_GIVEN EXERCISE_: Repeat every line of the data exactly, but not the pictures.

_GIVEN INFORMATION_:
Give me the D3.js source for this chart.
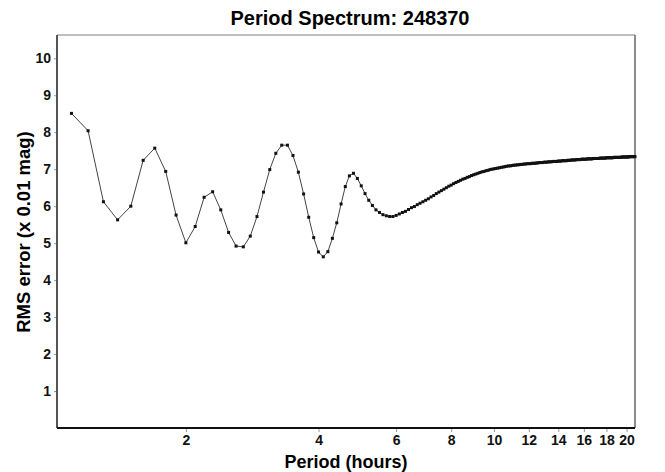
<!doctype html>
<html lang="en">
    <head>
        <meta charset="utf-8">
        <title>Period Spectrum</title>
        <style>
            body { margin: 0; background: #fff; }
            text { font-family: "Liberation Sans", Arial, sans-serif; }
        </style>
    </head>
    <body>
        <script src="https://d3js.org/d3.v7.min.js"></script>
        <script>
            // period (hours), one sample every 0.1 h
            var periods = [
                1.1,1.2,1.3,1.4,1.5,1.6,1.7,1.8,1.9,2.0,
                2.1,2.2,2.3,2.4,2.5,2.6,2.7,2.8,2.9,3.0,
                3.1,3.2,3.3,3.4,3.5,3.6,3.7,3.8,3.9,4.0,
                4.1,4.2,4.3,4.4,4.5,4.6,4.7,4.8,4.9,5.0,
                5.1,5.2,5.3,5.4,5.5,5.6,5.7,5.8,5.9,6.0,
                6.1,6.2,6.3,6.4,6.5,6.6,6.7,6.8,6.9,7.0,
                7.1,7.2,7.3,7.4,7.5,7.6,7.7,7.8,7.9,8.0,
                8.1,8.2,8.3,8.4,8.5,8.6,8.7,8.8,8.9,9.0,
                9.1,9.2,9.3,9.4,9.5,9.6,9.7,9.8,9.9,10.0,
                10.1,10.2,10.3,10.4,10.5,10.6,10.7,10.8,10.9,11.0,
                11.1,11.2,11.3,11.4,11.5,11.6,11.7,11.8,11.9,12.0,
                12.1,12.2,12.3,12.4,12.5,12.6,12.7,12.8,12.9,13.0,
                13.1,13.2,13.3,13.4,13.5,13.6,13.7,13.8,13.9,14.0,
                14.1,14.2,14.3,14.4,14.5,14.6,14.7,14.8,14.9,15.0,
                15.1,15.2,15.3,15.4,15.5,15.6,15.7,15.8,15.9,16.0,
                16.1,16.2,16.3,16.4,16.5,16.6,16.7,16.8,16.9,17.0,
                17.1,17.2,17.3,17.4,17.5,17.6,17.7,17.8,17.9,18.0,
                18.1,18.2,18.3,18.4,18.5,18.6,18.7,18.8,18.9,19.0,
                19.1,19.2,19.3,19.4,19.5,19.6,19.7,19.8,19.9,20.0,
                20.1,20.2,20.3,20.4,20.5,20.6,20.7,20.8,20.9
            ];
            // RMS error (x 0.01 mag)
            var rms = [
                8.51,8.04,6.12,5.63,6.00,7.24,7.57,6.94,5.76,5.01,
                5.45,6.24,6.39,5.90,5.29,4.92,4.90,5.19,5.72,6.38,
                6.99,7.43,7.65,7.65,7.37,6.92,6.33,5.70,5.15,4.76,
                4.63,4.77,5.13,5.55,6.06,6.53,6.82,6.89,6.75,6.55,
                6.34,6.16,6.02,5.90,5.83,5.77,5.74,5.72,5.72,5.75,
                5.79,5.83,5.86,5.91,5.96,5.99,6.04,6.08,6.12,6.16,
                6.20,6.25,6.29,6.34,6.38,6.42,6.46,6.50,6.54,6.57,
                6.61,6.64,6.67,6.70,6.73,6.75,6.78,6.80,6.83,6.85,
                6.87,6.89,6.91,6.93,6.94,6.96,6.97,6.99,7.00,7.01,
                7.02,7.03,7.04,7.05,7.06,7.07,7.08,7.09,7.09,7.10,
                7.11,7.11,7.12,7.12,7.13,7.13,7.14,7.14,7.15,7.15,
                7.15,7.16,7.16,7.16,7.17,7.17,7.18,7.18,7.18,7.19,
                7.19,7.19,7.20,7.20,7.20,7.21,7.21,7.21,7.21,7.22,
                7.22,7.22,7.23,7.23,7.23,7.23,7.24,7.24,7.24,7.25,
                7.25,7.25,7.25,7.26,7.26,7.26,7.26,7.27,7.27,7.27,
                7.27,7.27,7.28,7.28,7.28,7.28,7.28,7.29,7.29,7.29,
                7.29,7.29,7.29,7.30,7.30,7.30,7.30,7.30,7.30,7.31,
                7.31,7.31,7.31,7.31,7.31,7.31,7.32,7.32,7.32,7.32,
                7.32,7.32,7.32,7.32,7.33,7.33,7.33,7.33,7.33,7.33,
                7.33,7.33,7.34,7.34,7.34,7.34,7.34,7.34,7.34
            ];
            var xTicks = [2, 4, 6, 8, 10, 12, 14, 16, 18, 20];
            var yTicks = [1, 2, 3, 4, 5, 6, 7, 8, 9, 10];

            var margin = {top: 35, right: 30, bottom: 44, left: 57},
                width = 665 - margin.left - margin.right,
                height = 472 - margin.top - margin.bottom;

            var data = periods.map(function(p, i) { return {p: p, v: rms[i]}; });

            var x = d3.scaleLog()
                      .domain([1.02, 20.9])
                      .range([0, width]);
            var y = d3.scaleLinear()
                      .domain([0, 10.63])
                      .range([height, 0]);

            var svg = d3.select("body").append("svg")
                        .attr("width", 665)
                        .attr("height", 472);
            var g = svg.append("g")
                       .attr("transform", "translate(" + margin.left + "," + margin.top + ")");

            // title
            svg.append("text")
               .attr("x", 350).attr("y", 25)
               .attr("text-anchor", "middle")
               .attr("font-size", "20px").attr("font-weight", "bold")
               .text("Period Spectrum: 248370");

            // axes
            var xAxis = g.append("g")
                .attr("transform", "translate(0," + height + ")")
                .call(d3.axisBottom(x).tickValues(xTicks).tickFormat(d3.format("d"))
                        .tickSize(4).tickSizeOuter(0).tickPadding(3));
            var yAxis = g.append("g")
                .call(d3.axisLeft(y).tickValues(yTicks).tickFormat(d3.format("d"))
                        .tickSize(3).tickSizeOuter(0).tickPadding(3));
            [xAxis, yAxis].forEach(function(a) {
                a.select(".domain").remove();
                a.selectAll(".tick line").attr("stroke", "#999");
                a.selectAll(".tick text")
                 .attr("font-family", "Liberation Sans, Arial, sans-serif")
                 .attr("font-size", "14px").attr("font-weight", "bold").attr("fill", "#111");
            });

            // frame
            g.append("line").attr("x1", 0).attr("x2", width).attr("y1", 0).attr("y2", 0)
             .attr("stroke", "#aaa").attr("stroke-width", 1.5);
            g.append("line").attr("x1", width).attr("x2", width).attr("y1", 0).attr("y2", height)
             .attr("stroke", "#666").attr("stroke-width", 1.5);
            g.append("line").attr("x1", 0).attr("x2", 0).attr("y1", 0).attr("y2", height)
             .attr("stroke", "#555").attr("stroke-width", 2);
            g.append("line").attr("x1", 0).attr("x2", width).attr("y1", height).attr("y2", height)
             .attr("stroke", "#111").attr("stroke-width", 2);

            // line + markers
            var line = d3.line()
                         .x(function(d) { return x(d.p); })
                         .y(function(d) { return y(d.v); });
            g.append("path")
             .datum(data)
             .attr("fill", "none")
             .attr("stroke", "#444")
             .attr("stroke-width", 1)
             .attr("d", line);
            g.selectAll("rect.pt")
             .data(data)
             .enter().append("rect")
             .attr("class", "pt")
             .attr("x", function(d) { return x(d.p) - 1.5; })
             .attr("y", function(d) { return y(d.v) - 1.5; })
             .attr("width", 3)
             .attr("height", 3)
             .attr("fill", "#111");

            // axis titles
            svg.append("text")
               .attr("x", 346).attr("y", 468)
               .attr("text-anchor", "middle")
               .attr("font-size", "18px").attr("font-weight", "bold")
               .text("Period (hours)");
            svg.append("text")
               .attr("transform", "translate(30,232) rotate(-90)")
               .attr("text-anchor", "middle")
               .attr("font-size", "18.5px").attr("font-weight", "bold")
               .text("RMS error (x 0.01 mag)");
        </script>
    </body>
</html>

_TASK ANSWER_:
Give me the D3.js source for this chart.
<!doctype html>
<html lang="en">
    <head>
        <meta charset="utf-8">
        <title>Period Spectrum</title>
        <style>
            body { margin: 0; background: #fff; }
            text { font-family: "Liberation Sans", Arial, sans-serif; }
        </style>
    </head>
    <body>
        <script src="https://d3js.org/d3.v7.min.js"></script>
        <script>
            // period (hours), one sample every 0.1 h
            var periods = [
                1.1,1.2,1.3,1.4,1.5,1.6,1.7,1.8,1.9,2.0,
                2.1,2.2,2.3,2.4,2.5,2.6,2.7,2.8,2.9,3.0,
                3.1,3.2,3.3,3.4,3.5,3.6,3.7,3.8,3.9,4.0,
                4.1,4.2,4.3,4.4,4.5,4.6,4.7,4.8,4.9,5.0,
                5.1,5.2,5.3,5.4,5.5,5.6,5.7,5.8,5.9,6.0,
                6.1,6.2,6.3,6.4,6.5,6.6,6.7,6.8,6.9,7.0,
                7.1,7.2,7.3,7.4,7.5,7.6,7.7,7.8,7.9,8.0,
                8.1,8.2,8.3,8.4,8.5,8.6,8.7,8.8,8.9,9.0,
                9.1,9.2,9.3,9.4,9.5,9.6,9.7,9.8,9.9,10.0,
                10.1,10.2,10.3,10.4,10.5,10.6,10.7,10.8,10.9,11.0,
                11.1,11.2,11.3,11.4,11.5,11.6,11.7,11.8,11.9,12.0,
                12.1,12.2,12.3,12.4,12.5,12.6,12.7,12.8,12.9,13.0,
                13.1,13.2,13.3,13.4,13.5,13.6,13.7,13.8,13.9,14.0,
                14.1,14.2,14.3,14.4,14.5,14.6,14.7,14.8,14.9,15.0,
                15.1,15.2,15.3,15.4,15.5,15.6,15.7,15.8,15.9,16.0,
                16.1,16.2,16.3,16.4,16.5,16.6,16.7,16.8,16.9,17.0,
                17.1,17.2,17.3,17.4,17.5,17.6,17.7,17.8,17.9,18.0,
                18.1,18.2,18.3,18.4,18.5,18.6,18.7,18.8,18.9,19.0,
                19.1,19.2,19.3,19.4,19.5,19.6,19.7,19.8,19.9,20.0,
                20.1,20.2,20.3,20.4,20.5,20.6,20.7,20.8,20.9
            ];
            // RMS error (x 0.01 mag)
            var rms = [
                8.51,8.04,6.12,5.63,6.00,7.24,7.57,6.94,5.76,5.01,
                5.45,6.24,6.39,5.90,5.29,4.92,4.90,5.19,5.72,6.38,
                6.99,7.43,7.65,7.65,7.37,6.92,6.33,5.70,5.15,4.76,
                4.63,4.77,5.13,5.55,6.06,6.53,6.82,6.89,6.75,6.55,
                6.34,6.16,6.02,5.90,5.83,5.77,5.74,5.72,5.72,5.75,
                5.79,5.83,5.86,5.91,5.96,5.99,6.04,6.08,6.12,6.16,
                6.20,6.25,6.29,6.34,6.38,6.42,6.46,6.50,6.54,6.57,
                6.61,6.64,6.67,6.70,6.73,6.75,6.78,6.80,6.83,6.85,
                6.87,6.89,6.91,6.93,6.94,6.96,6.97,6.99,7.00,7.01,
                7.02,7.03,7.04,7.05,7.06,7.07,7.08,7.09,7.09,7.10,
                7.11,7.11,7.12,7.12,7.13,7.13,7.14,7.14,7.15,7.15,
                7.15,7.16,7.16,7.16,7.17,7.17,7.18,7.18,7.18,7.19,
                7.19,7.19,7.20,7.20,7.20,7.21,7.21,7.21,7.21,7.22,
                7.22,7.22,7.23,7.23,7.23,7.23,7.24,7.24,7.24,7.25,
                7.25,7.25,7.25,7.26,7.26,7.26,7.26,7.27,7.27,7.27,
                7.27,7.27,7.28,7.28,7.28,7.28,7.28,7.29,7.29,7.29,
                7.29,7.29,7.29,7.30,7.30,7.30,7.30,7.30,7.30,7.31,
                7.31,7.31,7.31,7.31,7.31,7.31,7.32,7.32,7.32,7.32,
                7.32,7.32,7.32,7.32,7.33,7.33,7.33,7.33,7.33,7.33,
                7.33,7.33,7.34,7.34,7.34,7.34,7.34,7.34,7.34
            ];
            var xTicks = [2, 4, 6, 8, 10, 12, 14, 16, 18, 20];
            var yTicks = [1, 2, 3, 4, 5, 6, 7, 8, 9, 10];

            var margin = {top: 35, right: 30, bottom: 44, left: 57},
                width = 665 - margin.left - margin.right,
                height = 472 - margin.top - margin.bottom;

            var data = periods.map(function(p, i) { return {p: p, v: rms[i]}; });

            var x = d3.scaleLog()
                      .domain([1.02, 20.9])
                      .range([0, width]);
            var y = d3.scaleLinear()
                      .domain([0, 10.63])
                      .range([height, 0]);

            var svg = d3.select("body").append("svg")
                        .attr("width", 665)
                        .attr("height", 472);
            var g = svg.append("g")
                       .attr("transform", "translate(" + margin.left + "," + margin.top + ")");

            // title
            svg.append("text")
               .attr("x", 350).attr("y", 25)
               .attr("text-anchor", "middle")
               .attr("font-size", "20px").attr("font-weight", "bold")
               .text("Period Spectrum: 248370");

            // axes
            var xAxis = g.append("g")
                .attr("transform", "translate(0," + height + ")")
                .call(d3.axisBottom(x).tickValues(xTicks).tickFormat(d3.format("d"))
                        .tickSize(4).tickSizeOuter(0).tickPadding(3));
            var yAxis = g.append("g")
                .call(d3.axisLeft(y).tickValues(yTicks).tickFormat(d3.format("d"))
                        .tickSize(3).tickSizeOuter(0).tickPadding(3));
            [xAxis, yAxis].forEach(function(a) {
                a.select(".domain").remove();
                a.selectAll(".tick line").attr("stroke", "#999");
                a.selectAll(".tick text")
                 .attr("font-family", "Liberation Sans, Arial, sans-serif")
                 .attr("font-size", "14px").attr("font-weight", "bold").attr("fill", "#111");
            });

            // frame
            g.append("line").attr("x1", 0).attr("x2", width).attr("y1", 0).attr("y2", 0)
             .attr("stroke", "#aaa").attr("stroke-width", 1.5);
            g.append("line").attr("x1", width).attr("x2", width).attr("y1", 0).attr("y2", height)
             .attr("stroke", "#666").attr("stroke-width", 1.5);
            g.append("line").attr("x1", 0).attr("x2", 0).attr("y1", 0).attr("y2", height)
             .attr("stroke", "#555").attr("stroke-width", 2);
            g.append("line").attr("x1", 0).attr("x2", width).attr("y1", height).attr("y2", height)
             .attr("stroke", "#111").attr("stroke-width", 2);

            // line + markers
            var line = d3.line()
                         .x(function(d) { return x(d.p); })
                         .y(function(d) { return y(d.v); });
            g.append("path")
             .datum(data)
             .attr("fill", "none")
             .attr("stroke", "#444")
             .attr("stroke-width", 1)
             .attr("d", line);
            g.selectAll("rect.pt")
             .data(data)
             .enter().append("rect")
             .attr("class", "pt")
             .attr("x", function(d) { return x(d.p) - 1.5; })
             .attr("y", function(d) { return y(d.v) - 1.5; })
             .attr("width", 3)
             .attr("height", 3)
             .attr("fill", "#111");

            // axis titles
            svg.append("text")
               .attr("x", 346).attr("y", 468)
               .attr("text-anchor", "middle")
               .attr("font-size", "18px").attr("font-weight", "bold")
               .text("Period (hours)");
            svg.append("text")
               .attr("transform", "translate(30,232) rotate(-90)")
               .attr("text-anchor", "middle")
               .attr("font-size", "18.5px").attr("font-weight", "bold")
               .text("RMS error (x 0.01 mag)");
        </script>
    </body>
</html>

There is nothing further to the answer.